Il conviendra, dès lors, de convaincre les différents États membres car tous ne sont pas, comme la France et l’Allemagne, aussi favorables à une harmonisation, même si le Brexit paraît fournir une opportunité à saisir. En effet, pendant longtemps, la Grande Bretagne défendait les spécificités de la « Common Law ». Son départ replace le droit continental ou droit de tradition romano-germanique au cœur des caractéristiques essentielles partagées par la majorité des pays de l’Union.


(83) « Pour un code européen des affaires » ; Le Monde, 5 mai 2018.

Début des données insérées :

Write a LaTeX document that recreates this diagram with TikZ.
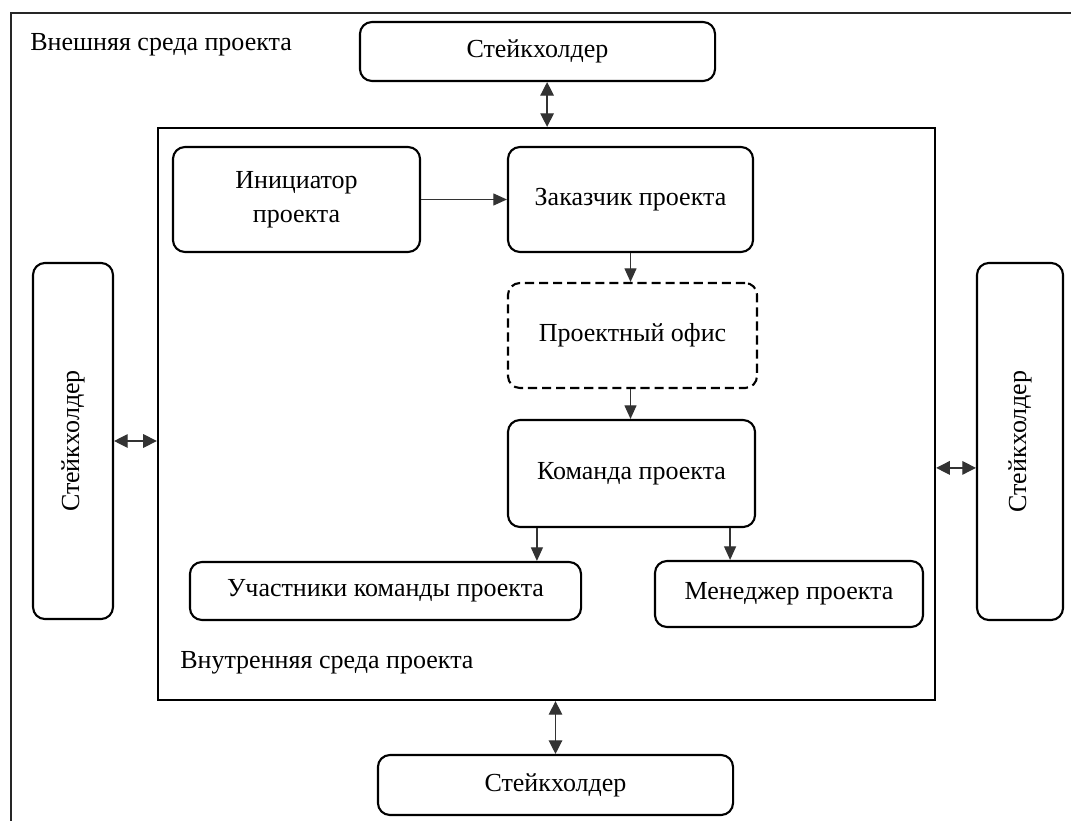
\documentclass[tikz,border=0pt]{standalone}
\usepackage{fontspec}
\setmainfont{Liberation Serif}
\usepackage{tikz}
\usetikzlibrary{arrows.meta,positioning,calc}
\tikzset{
    % rounded boxes
    roundbox/.style={
        draw,
        line width=1.5pt,
        rounded corners=0.3cm,
        inner sep=2pt,
        align=center,
        font=\fontsize{18.5}{24}\selectfont
    },
    dashbox/.style={
        roundbox,
        dash pattern=on 6.5pt off 3.5pt
    },
    framebox/.style={
        draw,
        line width=1.5pt,
        inner sep=0pt
    },
    % arrows
    onearrow/.style={
        line width=0.9pt,
        black!80,
        -{Triangle[length=0.34cm, width=0.3cm]}
    },
    twoarrow/.style={
        line width=0.9pt,
        black!80,
        {Triangle[length=0.34cm, width=0.34cm]}-{Triangle[length=0.34cm, width=0.34cm]}
    },
    plainlabel/.style={
        anchor=west,
        inner sep=0pt,
        font=\fontsize{18.5}{22}\selectfont
    }
}

\begin{document}
\begin{tikzpicture}[x=0.025cm,y=-0.025cm]
    \useasboundingbox (0,0) rectangle (1071,821);

    % outer environment
    \draw[line width=1.7pt,black!85] (1071,13) -- (11,13) -- (11,821);
    \node[plainlabel] (outerlabel) at (30,45) {Внешняя среда проекта};

    % inner environment
    \node[framebox, minimum width=19.425cm, minimum height=14.3cm] (inner) at (546.5,414) {};
    \node[plainlabel] (innerlabel) at (180,663) {Внутренняя среда проекта};

    % stakeholders
    \node[roundbox, minimum width=8.875cm, minimum height=1.475cm] (stakeTop) at (537.5,51.5) {Стейкхолдер};
    \node[roundbox, minimum width=8.875cm, minimum height=1.5cm] (stakeBot) at (555.5,785) {Стейкхолдер};
    \node[roundbox, rotate=90, minimum width=8.9cm, minimum height=2cm] (stakeLeft) at (73,441) {Стейкхолдер};
    \node[roundbox, rotate=90, minimum width=8.925cm, minimum height=2.15cm] (stakeRight) at (1020,441.5) {Стейкхолдер};

    % project roles
    \node[roundbox, minimum width=6.175cm, minimum height=2.625cm] (init) at (296.5,199.5) {Инициатор\\проекта};
    \node[roundbox, minimum width=6.125cm, minimum height=2.625cm] (client) at (630.5,199.5) {Заказчик проекта};
    \node[dashbox, minimum width=6.225cm, minimum height=2.625cm] (office) at (632.5,335.5) {Проектный офис};
    \node[roundbox, minimum width=6.175cm, minimum height=2.675cm] (team) at (631.5,473.5) {Команда проекта};
    \node[roundbox, minimum width=9.775cm, minimum height=1.45cm] (members) at (385.5,591) {Участники команды проекта};
    \node[roundbox, minimum width=6.7cm, minimum height=1.65cm] (manager) at (789,594) {Менеджер проекта};

    % links
    \draw[onearrow] (init.east) -- (client.west);
    \draw[onearrow] (client.south) -- (client.south |- office.north);
    \draw[onearrow] (client.south |- office.south) -- (client.south |- team.north);
    \draw[onearrow] ([xshift=0.75cm]team.south west) -- ([xshift=0.75cm]team.south west |- members.north);
    \draw[onearrow] ([xshift=-0.65cm]team.south east) -- ([xshift=-0.65cm]team.south east |- manager.north);

    % stakeholder links
    \draw[twoarrow] ([xshift=0.24cm]stakeTop.south) -- ([xshift=0.24cm]stakeTop.south |- inner.north);
    \draw[twoarrow] (inner.south -| stakeBot.north) -- (stakeBot.north);
    \draw[twoarrow] (stakeLeft.south) -- (stakeLeft.south -| inner.west);
    \draw[twoarrow] ([yshift=-0.66cm]stakeRight.north -| inner.east) -- ([yshift=-0.66cm]stakeRight.north);
\end{tikzpicture}
\end{document}
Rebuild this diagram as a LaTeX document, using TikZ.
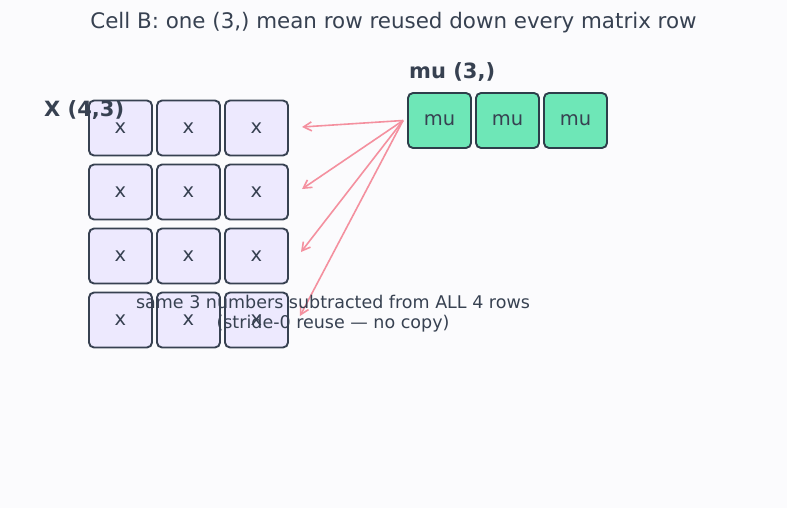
\documentclass[tikz,border=0pt]{standalone}
\usepackage{fontspec}
\setmainfont{DejaVu Sans}
\usepackage{tikz}
\usetikzlibrary{arrows.meta}
\usetikzlibrary{calc}

\definecolor{inkgray}{HTML}{374151}
\definecolor{cellfill}{HTML}{EDE9FE}
\definecolor{mufill}{HTML}{6EE7B7}
\definecolor{muline}{HTML}{2D3E4A}
\definecolor{arrowpink}{HTML}{F4909F}
\definecolor{bgpaper}{HTML}{FBFBFD}

\tikzset{
  xcell/.style={draw=inkgray, fill=cellfill, line width=1.9pt, rounded corners=5pt,
                minimum width=63pt, minimum height=55pt, inner sep=0pt,
                text=inkgray, font=\fontsize{19.5}{22}\selectfont},
  mucell/.style={xcell, draw=muline, fill=mufill},
  bcast/.style={-{Straight Barb[length=8pt,width=9pt]}, draw=arrowpink, line width=1.6pt},
  tag/.style={text=inkgray, font=\bfseries\fontsize{21}{24}\selectfont, inner sep=0pt}
}

\begin{document}
\begin{tikzpicture}[x=1pt, y=-1pt]
    \useasboundingbox[fill=bgpaper] (0,0) rectangle (787,508);

    % title
    \node[text=inkgray, font=\fontsize{21.4}{25}\selectfont] (title) at (393.5,23)
      {Cell B: one (3,) mean row reused down every matrix row};

    % the matrix X, 4 rows by 3 columns
    \foreach \r/\y in {1/128, 2/192, 3/256, 4/320} {
      \node[xcell] (x\r1) at (120.5,\y) {x};
      \node[xcell] (x\r2) at (188.5,\y) {x};
      \node[xcell] (x\r3) at (256.5,\y) {x};
    }
    \node[tag, anchor=west] (xname) at (44,110.5) {X (4,3)};

    % the mean row mu
    \node[mucell] (mu1) at (439.5,120.5) {mu};
    \node[mucell] (mu2) at (507.5,120.5) {mu};
    \node[mucell] (mu3) at (575.5,120.5) {mu};
    \node[tag, anchor=west] (muname) at (409,72.5) {mu (3,)};

    % one arrow into every row
    \coordinate (hit1) at (302,127);
    \coordinate (hit2) at (302,189);
    \coordinate (hit3) at (301,252);
    \coordinate (hit4) at (300,316);
    \foreach \r in {1,...,4}
      \draw[bcast] ([xshift=-4pt]mu1.west) -- (hit\r);

    % note
    \node[text=inkgray, font=\fontsize{17.5}{20}\selectfont, align=center] (note) at (333,313.5)
      {same 3 numbers subtracted from ALL 4 rows\\(stride-0 reuse — no copy)};
\end{tikzpicture}
\end{document}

(84) Recueil Dalloz – 6 septembre 2018.
(85) 11 octobre 2018.
(86) Directive relative au redressement des banques et à la résolution de leurs défaillances du 15 mai 2014.
(87) La Fondation pour le droit continental, dont le conseil d’administration comprend des représentants des ministères de la Justice, de l’Économie et des Finances et de l’Europe et des Affaires étrangères, finance les travaux et en assure le portage politique. Soutiennent également ces travaux la Caisse des Dépôts et Consignations, le Conseil Supérieur du Notariat, le Conseil National des Barreaux, le Think Tank Europanova, l’Association pour l’Unification du Droit des Affaires en Europe et l’Institut Robert Schuman.
(88) Dont M. Philippe Dupichot, professeur à l’université de Paris I (Panthéon-Sorbonne) et M. Mathias Lehmann, professeur à l’université de Bonn.
(89) « Question d’Europe » n°418.
(90) « la construction européenne en droit des affaires : acquis et perspectives ».